Whitney McMahon was sharing stories of what her 11-year-old son Peyton likes to do at home. Peyton isn’t interested in toys, she said, and instead prefers to suds-up dishes in the sink, pull all the toilet paper off the roll or climb into the clothes dryer. As McMahon showed a photo of Peyton peering out of the dryer’s unmoving drum, grinning from ear to ear, another mother burst out, “Yesssss!!!!”
McMahon had been asked to share what it’s like to be a parent of a child with a disorder called Christianson syndrome. Her stories came during a biennial conference for families, held from Oct. 20-22 this year and organized collaboratively by the Christianson Syndrome Association and Brown University’s Center for Translational Neuroscience.
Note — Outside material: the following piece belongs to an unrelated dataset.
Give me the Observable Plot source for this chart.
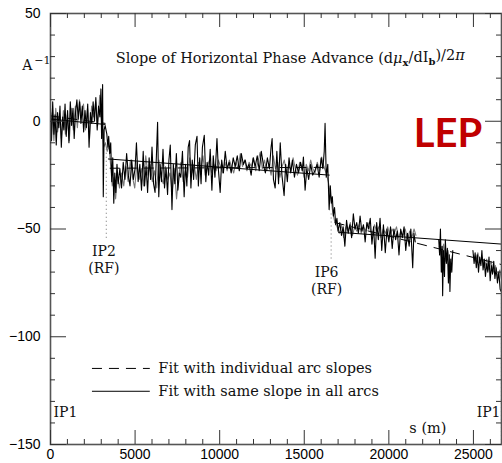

Most of the meetings took place at a Providence-area hotel, where families had ample opportunity to connect, swap strategies and learn about the latest research on the autism-like cognitive disorder that had unexpectedly changed the trajectory of their lives.
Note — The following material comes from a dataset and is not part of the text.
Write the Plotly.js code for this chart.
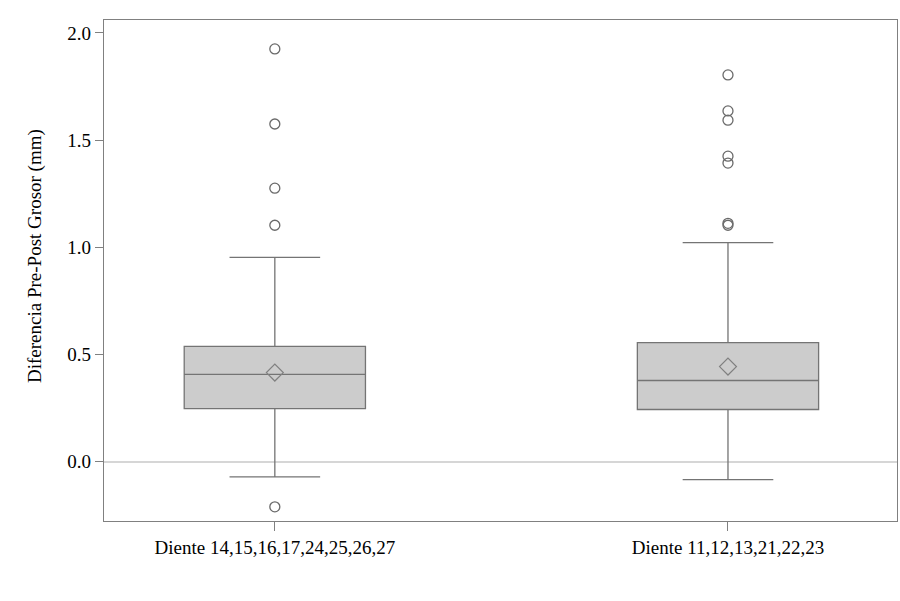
<!DOCTYPE html>
<html>
<head>
<meta charset="utf-8">
<script src="https://cdn.plot.ly/plotly-3.0.1.min.js"></script>
<style>html,body{margin:0;padding:0;background:#fff;}</style>
</head>
<body>
<div id="chart" style="width:900px;height:601px;"></div>
<script>
const categories = ["Diente 14,15,16,17,24,25,26,27", "Diente 11,12,13,21,22,23"];
const q1Values = [0.248, 0.244];
const medianValues = [0.408, 0.379];
const q3Values = [0.538, 0.556];
const lowerFence = [-0.070, -0.083];
const upperFence = [0.953, 1.022];
const meanValues = [0.416, 0.444];
const outliersGroup1 = [1.925, 1.575, 1.276, 1.103, -0.210];
const outliersGroup2 = [1.804, 1.636, 1.593, 1.425, 1.393, 1.112, 1.103];
const yTitle = "Diferencia Pre-Post Grosor (mm)";

const font = "Liberation Serif, Times New Roman, serif";
const gray = "#747474";

const traces = [
  {
    type: "box",
    x: categories,
    q1: q1Values, median: medianValues, q3: q3Values,
    lowerfence: lowerFence, upperfence: upperFence,
    width: 0.40,
    whiskerwidth: 0.5,
    fillcolor: "#cccccc",
    line: {color: gray, width: 1.3},
    boxpoints: false,
    showlegend: false,
    hoverinfo: "y"
  },
  {
    type: "scatter", mode: "markers",
    x: outliersGroup1.map(() => categories[0]).concat(outliersGroup2.map(() => categories[1])),
    y: outliersGroup1.concat(outliersGroup2),
    marker: {symbol: "circle-open", size: 10, color: "#6a6a6a", line: {width: 1.3}},
    showlegend: false
  },
  {
    type: "scatter", mode: "markers",
    x: categories, y: meanValues,
    marker: {symbol: "diamond-open", size: 13, color: "#808080", line: {width: 1.2}},
    showlegend: false
  }
];

const layout = {
  width: 900, height: 601,
  margin: {l: 104, r: 3, t: 20, b: 80},
  paper_bgcolor: "#ffffff", plot_bgcolor: "#ffffff",
  font: {family: font, size: 19, color: "#000"},
  xaxis: {
    type: "category",
    categoryarray: categories,
    range: [-0.377, 1.373],
    showline: true, mirror: true, linecolor: "#808080", linewidth: 1.3,
    ticks: "outside", ticklen: 9, tickcolor: "#808080",
    showgrid: false, zeroline: false,
    tickfont: {family: font, size: 19, color: "#000"}
  },
  yaxis: {
    range: [-0.276, 2.06],
    tickvals: [0, 0.5, 1.0, 1.5, 2.0],
    tickformat: ".1f",
    showline: true, mirror: true, linecolor: "#808080", linewidth: 1.3,
    ticks: "outside", ticklen: 8, tickcolor: "#808080",
    showgrid: false,
    zeroline: true, zerolinecolor: "#d6d6d6", zerolinewidth: 1.5,
    tickfont: {family: font, size: 19, color: "#000"}
  },
  annotations: [{
    text: yTitle,
    xref: "paper", yref: "paper",
    x: -0.087, y: 0.529,
    xanchor: "center", yanchor: "middle",
    textangle: -90, showarrow: false,
    font: {family: font, size: 19, color: "#000"}
  }]
};

Plotly.newPlot("chart", traces, layout, {displayModeBar: false, staticPlot: true});
</script>
</body>
</html>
Christianson syndrome is an X-linked genetic disorder, caused by mutations in the SLC9A6 gene, that affects brain development. Symptoms, which mainly affect boys, appear in early childhood and include epileptic seizures, delayed development and cognitive disability, as well as serious difficulties with speech, balance and mobility that can worsen over time. C.S. is estimated to affect between 1 in 16,000 to 100,000 people, and treatments are extremely limited.
“Everyone’s experience is a little different, but there are similarities,” McMahon said.